**THE REQUEST:** Repeat every record below exactly, omitting any pictures.

**DATASET ENTRIES:**
>> Begin

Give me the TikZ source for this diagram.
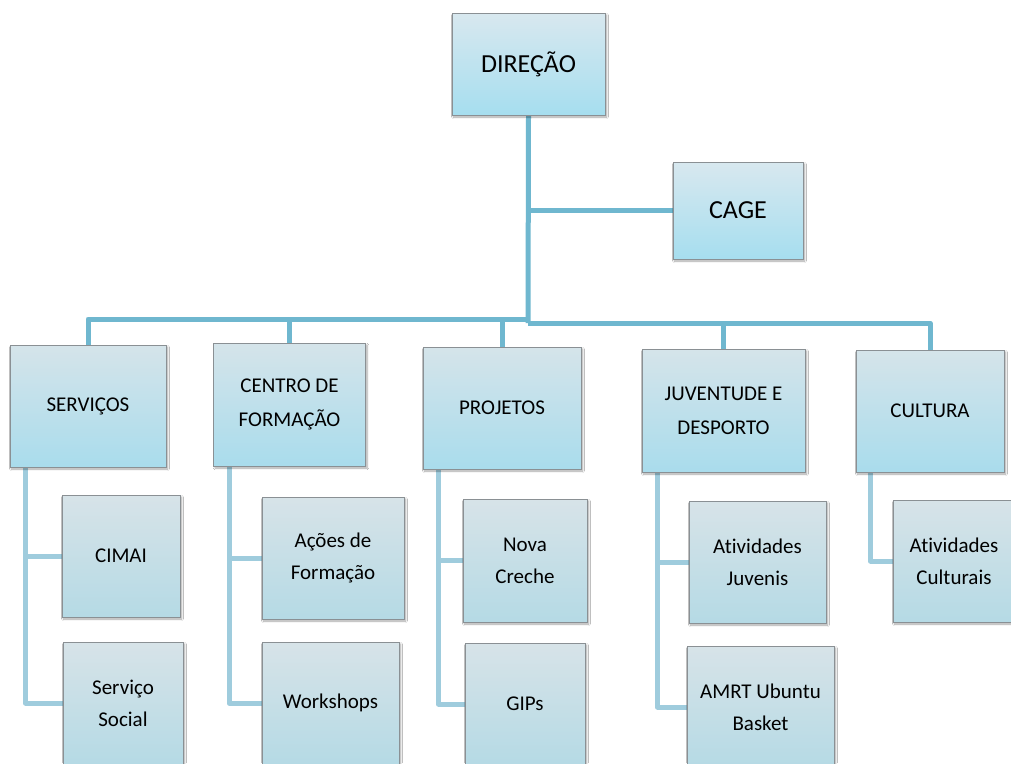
\documentclass[tikz,border=0pt]{standalone}
\usepackage{fontspec}
\setmainfont[Ligatures=NoCommon]{Carlito}
\usetikzlibrary{shadows.blur,backgrounds}
\definecolor{mainline}{HTML}{6FB7CF}
\definecolor{subline}{HTML}{9FCCDD}
\definecolor{boxborder}{HTML}{8A9094}
\definecolor{topA}{HTML}{D8E8EF}
\definecolor{botA}{HTML}{A6DEEF}
\definecolor{topB}{HTML}{D5E4EA}
\definecolor{botB}{HTML}{A9DCEC}
\definecolor{topC}{HTML}{D7E3E8}
\definecolor{botC}{HTML}{B5DAE5}
\tikzset{
  orgbox/.style={draw=boxborder, line width=0.8pt, inner sep=0pt, align=center,
    blur shadow={shadow xshift=1.5pt, shadow yshift=-2pt, shadow blur steps=6, shadow opacity=35}},
  topbox/.style={orgbox, top color=topA, bottom color=botA, font=\fontsize{26}{31}\selectfont},
  midbox/.style={orgbox, top color=topB, bottom color=botB, font=\fontsize{21}{34}\selectfont},
  lowbox/.style={orgbox, top color=topC, bottom color=botC, font=\fontsize{21}{32}\selectfont},
  mainconn/.style={draw=mainline, line width=5pt, line join=round, line cap=butt},
  subconn/.style={draw=subline, line width=5pt, line join=round, line cap=butt},
}
\begin{document}
\begin{tikzpicture}[x=1pt,y=-1pt]
\useasboundingbox (0,0) rectangle (1011,763);
\clip (0,0) rectangle (1011,763);
% boxes
\node[topbox, minimum width=153pt, minimum height=102pt] (dir) at (528.5,64) {DIREÇÃO};
\node[topbox, minimum width=130pt, minimum height=97pt] (cage) at (738,210.5) {CAGE};
\node[midbox, minimum width=156pt, minimum height=122pt] (serv) at (88,406) {SERVIÇOS};
\node[midbox, minimum width=152pt, minimum height=123pt] (cent) at (289.5,404.5) {CENTRO DE\\FORMAÇÃO};
\node[midbox, minimum width=158pt, minimum height=122pt] (proj) at (502,408) {PROJETOS};
\node[midbox, minimum width=163pt, minimum height=123pt] (juv) at (723.5,410.5) {JUVENTUDE E\\DESPORTO};
\node[midbox, minimum width=148pt, minimum height=122pt] (cul) at (930,411) {CULTURA};
\node[lowbox, minimum width=118pt, minimum height=122pt] (cimai) at (121,556) {CIMAI};
\node[lowbox, minimum width=120pt, minimum height=122pt] (soc) at (123,703) {Serviço\\Social};
\node[lowbox, minimum width=142pt, minimum height=122pt] (acoes) at (333,558) {Ações de\\Formação};
\node[lowbox, minimum width=137pt, minimum height=122pt] (work) at (330.5,703) {Workshops};
\node[lowbox, minimum width=124pt, minimum height=123pt] (nova) at (525,560.5) {Nova\\Creche};
\node[lowbox, minimum width=120pt, minimum height=122pt] (gips) at (525,704) {GIPs};
\node[lowbox, minimum width=137pt, minimum height=122pt] (ativj) at (757.5,562) {Atividades\\Juvenis};
\node[lowbox, minimum width=147pt, minimum height=122pt] (amrt) at (760.5,707) {AMRT Ubuntu\\Basket};
\node[lowbox, minimum width=122pt, minimum height=122pt] (ativc) at (954,561) {Atividades\\Culturais};
\coordinate (bj) at (528,323);
\coordinate (bl) at (528,319);
\begin{scope}[on background layer]
\fill[white] (0,0) rectangle (1011,763);
% main trunk and bus
\draw[mainconn] (dir.south) -- (bj);
\draw[mainconn] (dir.south |- cage.west) -- (cage.west);
\draw[mainconn] (serv.north) -- (serv.north |- bl) -- (bl);
\draw[mainconn] (cent.north) -- (cent.north |- bl);
\draw[mainconn] (proj.north) -- ([yshift=-2pt]proj.north |- bl);
\draw[mainconn] (bj) -| (cul.north);
\draw[mainconn] (juv.north) -- (juv.north |- bj);
% sub connectors
\draw[subconn] ([xshift=16pt]serv.south west) |- (soc.west);
\draw[subconn] ([xshift=16pt]serv.south west |- cimai.west) -- (cimai.west);
\draw[subconn] ([xshift=16pt]cent.south west) |- (work.west);
\draw[subconn] ([xshift=16pt]cent.south west |- acoes.west) -- (acoes.west);
\draw[subconn] ([xshift=16pt]proj.south west) |- (gips.west);
\draw[subconn] ([xshift=16pt]proj.south west |- nova.west) -- (nova.west);
\draw[subconn] ([xshift=16pt]juv.south west) |- (amrt.west);
\draw[subconn] ([xshift=16pt]juv.south west |- ativj.west) -- (ativj.west);
\draw[subconn] ([xshift=15pt]cul.south west) |- (ativc.west);
\end{scope}
\end{tikzpicture}
\end{document}
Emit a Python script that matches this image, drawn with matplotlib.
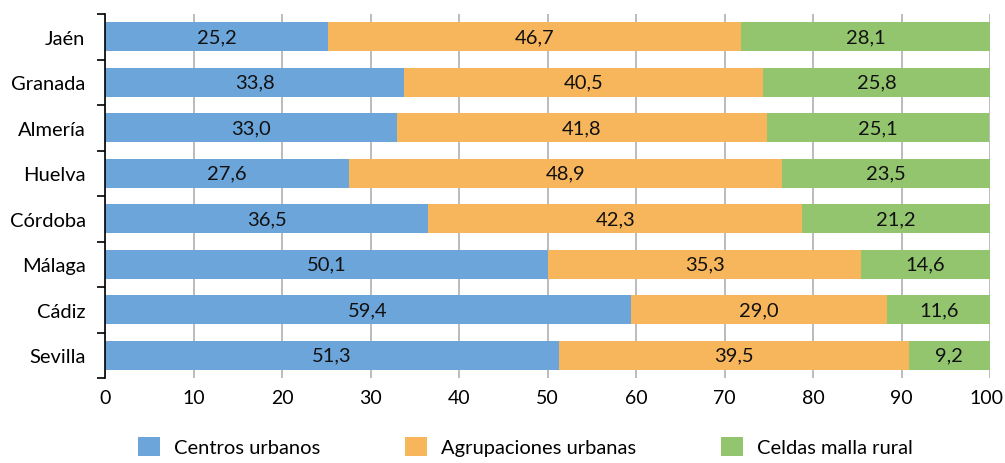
import matplotlib
matplotlib.use("Agg")
import matplotlib.pyplot as plt
import matplotlib.transforms as mtransforms
import numpy as np
from matplotlib.ticker import FixedLocator

categories = ["Jaén", "Granada", "Almería", "Huelva", "Córdoba", "Málaga", "Cádiz", "Sevilla"]
centros = [25.2, 33.8, 33.0, 27.6, 36.5, 50.1, 59.4, 51.3]
agrupaciones = [46.7, 40.5, 41.8, 48.9, 42.3, 35.3, 29.0, 39.5]
celdas = [28.1, 25.8, 25.1, 23.5, 21.2, 14.6, 11.6, 9.2]
series_names = ["Centros urbanos", "Agrupaciones urbanas", "Celdas malla rural"]
colors = ["#6ca5da", "#f8b65c", "#93c56f"]
x_ticks = [0, 10, 20, 30, 40, 50, 60, 70, 80, 90, 100]

plt.rcParams['font.family'] = ['Lato', 'DejaVu Sans']
FS = 14.5

fig = plt.figure(figsize=(10.05, 4.64), dpi=100)
ax = fig.add_axes([105/1005, 1-379/464, 885/1005, 364/464])

y = np.arange(len(categories))
left = np.zeros(len(categories))
for vals, name, col in zip([centros, agrupaciones, celdas], series_names, colors):
    vals = np.array(vals)
    ax.barh(y, vals, left=left, height=0.64, color=col, label=name, zorder=2)
    for yi, l, v in zip(y, left, vals):
        ax.text(l + v/2, yi, f"{v:.1f}".replace(".", ","), ha="center", va="center",
                fontsize=FS, color="#111111", zorder=3)
    left = left + vals

ax.set_xlim(0, 100)
ax.set_ylim(len(categories) - 0.5, -0.5)
ax.set_xticks(x_ticks)
ax.set_xticklabels([str(t) for t in x_ticks], fontsize=14)
ax.set_yticks(y)
ax.set_yticklabels(categories, fontsize=FS)
ax.yaxis.set_minor_locator(FixedLocator(np.arange(-0.5, len(categories), 1.0)))
ax.tick_params(axis='y', which='major', length=0, pad=14)
ax.tick_params(axis='y', which='minor', length=6, width=1.2, color='black')
ax.tick_params(axis='x', length=0, pad=8)
ax.grid(axis='x', color='#b0b0b0', linewidth=1.2, zorder=0)
for s in ['top', 'right', 'bottom']:
    ax.spines[s].set_visible(False)
ax.spines['left'].set_linewidth(1.2)
ax.spines['left'].set_zorder(4)

# nudge the last x tick label so it stays inside the canvas
last = ax.get_xticklabels()[-1]
last.set_transform(last.get_transform() + mtransforms.ScaledTranslation(-4/100, 0, fig.dpi_scale_trans))

handles, labels = ax.get_legend_handles_labels()
fig.legend(handles, labels, loc='lower center', bbox_to_anchor=(0.523, -0.025), ncol=3,
           frameon=False, fontsize=FS, handlelength=1.1, handleheight=1.1,
           columnspacing=4.2, handletextpad=0.7)

fig.savefig("out.png", dpi=100)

>> End

**COMPLETED EXERCISE:**
Give me the TikZ source for this diagram.
\documentclass[tikz,border=0pt]{standalone}
\usepackage{fontspec}
\setmainfont[Ligatures=NoCommon]{Carlito}
\usetikzlibrary{shadows.blur,backgrounds}
\definecolor{mainline}{HTML}{6FB7CF}
\definecolor{subline}{HTML}{9FCCDD}
\definecolor{boxborder}{HTML}{8A9094}
\definecolor{topA}{HTML}{D8E8EF}
\definecolor{botA}{HTML}{A6DEEF}
\definecolor{topB}{HTML}{D5E4EA}
\definecolor{botB}{HTML}{A9DCEC}
\definecolor{topC}{HTML}{D7E3E8}
\definecolor{botC}{HTML}{B5DAE5}
\tikzset{
  orgbox/.style={draw=boxborder, line width=0.8pt, inner sep=0pt, align=center,
    blur shadow={shadow xshift=1.5pt, shadow yshift=-2pt, shadow blur steps=6, shadow opacity=35}},
  topbox/.style={orgbox, top color=topA, bottom color=botA, font=\fontsize{26}{31}\selectfont},
  midbox/.style={orgbox, top color=topB, bottom color=botB, font=\fontsize{21}{34}\selectfont},
  lowbox/.style={orgbox, top color=topC, bottom color=botC, font=\fontsize{21}{32}\selectfont},
  mainconn/.style={draw=mainline, line width=5pt, line join=round, line cap=butt},
  subconn/.style={draw=subline, line width=5pt, line join=round, line cap=butt},
}
\begin{document}
\begin{tikzpicture}[x=1pt,y=-1pt]
\useasboundingbox (0,0) rectangle (1011,763);
\clip (0,0) rectangle (1011,763);
% boxes
\node[topbox, minimum width=153pt, minimum height=102pt] (dir) at (528.5,64) {DIREÇÃO};
\node[topbox, minimum width=130pt, minimum height=97pt] (cage) at (738,210.5) {CAGE};
\node[midbox, minimum width=156pt, minimum height=122pt] (serv) at (88,406) {SERVIÇOS};
\node[midbox, minimum width=152pt, minimum height=123pt] (cent) at (289.5,404.5) {CENTRO DE\\FORMAÇÃO};
\node[midbox, minimum width=158pt, minimum height=122pt] (proj) at (502,408) {PROJETOS};
\node[midbox, minimum width=163pt, minimum height=123pt] (juv) at (723.5,410.5) {JUVENTUDE E\\DESPORTO};
\node[midbox, minimum width=148pt, minimum height=122pt] (cul) at (930,411) {CULTURA};
\node[lowbox, minimum width=118pt, minimum height=122pt] (cimai) at (121,556) {CIMAI};
\node[lowbox, minimum width=120pt, minimum height=122pt] (soc) at (123,703) {Serviço\\Social};
\node[lowbox, minimum width=142pt, minimum height=122pt] (acoes) at (333,558) {Ações de\\Formação};
\node[lowbox, minimum width=137pt, minimum height=122pt] (work) at (330.5,703) {Workshops};
\node[lowbox, minimum width=124pt, minimum height=123pt] (nova) at (525,560.5) {Nova\\Creche};
\node[lowbox, minimum width=120pt, minimum height=122pt] (gips) at (525,704) {GIPs};
\node[lowbox, minimum width=137pt, minimum height=122pt] (ativj) at (757.5,562) {Atividades\\Juvenis};
\node[lowbox, minimum width=147pt, minimum height=122pt] (amrt) at (760.5,707) {AMRT Ubuntu\\Basket};
\node[lowbox, minimum width=122pt, minimum height=122pt] (ativc) at (954,561) {Atividades\\Culturais};
\coordinate (bj) at (528,323);
\coordinate (bl) at (528,319);
\begin{scope}[on background layer]
\fill[white] (0,0) rectangle (1011,763);
% main trunk and bus
\draw[mainconn] (dir.south) -- (bj);
\draw[mainconn] (dir.south |- cage.west) -- (cage.west);
\draw[mainconn] (serv.north) -- (serv.north |- bl) -- (bl);
\draw[mainconn] (cent.north) -- (cent.north |- bl);
\draw[mainconn] (proj.north) -- ([yshift=-2pt]proj.north |- bl);
\draw[mainconn] (bj) -| (cul.north);
\draw[mainconn] (juv.north) -- (juv.north |- bj);
% sub connectors
\draw[subconn] ([xshift=16pt]serv.south west) |- (soc.west);
\draw[subconn] ([xshift=16pt]serv.south west |- cimai.west) -- (cimai.west);
\draw[subconn] ([xshift=16pt]cent.south west) |- (work.west);
\draw[subconn] ([xshift=16pt]cent.south west |- acoes.west) -- (acoes.west);
\draw[subconn] ([xshift=16pt]proj.south west) |- (gips.west);
\draw[subconn] ([xshift=16pt]proj.south west |- nova.west) -- (nova.west);
\draw[subconn] ([xshift=16pt]juv.south west) |- (amrt.west);
\draw[subconn] ([xshift=16pt]juv.south west |- ativj.west) -- (ativj.west);
\draw[subconn] ([xshift=15pt]cul.south west) |- (ativc.west);
\end{scope}
\end{tikzpicture}
\end{document}
Emit a Python script that matches this image, drawn with matplotlib.
import matplotlib
matplotlib.use("Agg")
import matplotlib.pyplot as plt
import matplotlib.transforms as mtransforms
import numpy as np
from matplotlib.ticker import FixedLocator

categories = ["Jaén", "Granada", "Almería", "Huelva", "Córdoba", "Málaga", "Cádiz", "Sevilla"]
centros = [25.2, 33.8, 33.0, 27.6, 36.5, 50.1, 59.4, 51.3]
agrupaciones = [46.7, 40.5, 41.8, 48.9, 42.3, 35.3, 29.0, 39.5]
celdas = [28.1, 25.8, 25.1, 23.5, 21.2, 14.6, 11.6, 9.2]
series_names = ["Centros urbanos", "Agrupaciones urbanas", "Celdas malla rural"]
colors = ["#6ca5da", "#f8b65c", "#93c56f"]
x_ticks = [0, 10, 20, 30, 40, 50, 60, 70, 80, 90, 100]

plt.rcParams['font.family'] = ['Lato', 'DejaVu Sans']
FS = 14.5

fig = plt.figure(figsize=(10.05, 4.64), dpi=100)
ax = fig.add_axes([105/1005, 1-379/464, 885/1005, 364/464])

y = np.arange(len(categories))
left = np.zeros(len(categories))
for vals, name, col in zip([centros, agrupaciones, celdas], series_names, colors):
    vals = np.array(vals)
    ax.barh(y, vals, left=left, height=0.64, color=col, label=name, zorder=2)
    for yi, l, v in zip(y, left, vals):
        ax.text(l + v/2, yi, f"{v:.1f}".replace(".", ","), ha="center", va="center",
                fontsize=FS, color="#111111", zorder=3)
    left = left + vals

ax.set_xlim(0, 100)
ax.set_ylim(len(categories) - 0.5, -0.5)
ax.set_xticks(x_ticks)
ax.set_xticklabels([str(t) for t in x_ticks], fontsize=14)
ax.set_yticks(y)
ax.set_yticklabels(categories, fontsize=FS)
ax.yaxis.set_minor_locator(FixedLocator(np.arange(-0.5, len(categories), 1.0)))
ax.tick_params(axis='y', which='major', length=0, pad=14)
ax.tick_params(axis='y', which='minor', length=6, width=1.2, color='black')
ax.tick_params(axis='x', length=0, pad=8)
ax.grid(axis='x', color='#b0b0b0', linewidth=1.2, zorder=0)
for s in ['top', 'right', 'bottom']:
    ax.spines[s].set_visible(False)
ax.spines['left'].set_linewidth(1.2)
ax.spines['left'].set_zorder(4)

# nudge the last x tick label so it stays inside the canvas
last = ax.get_xticklabels()[-1]
last.set_transform(last.get_transform() + mtransforms.ScaledTranslation(-4/100, 0, fig.dpi_scale_trans))

handles, labels = ax.get_legend_handles_labels()
fig.legend(handles, labels, loc='lower center', bbox_to_anchor=(0.523, -0.025), ncol=3,
           frameon=False, fontsize=FS, handlelength=1.1, handleheight=1.1,
           columnspacing=4.2, handletextpad=0.7)

fig.savefig("out.png", dpi=100)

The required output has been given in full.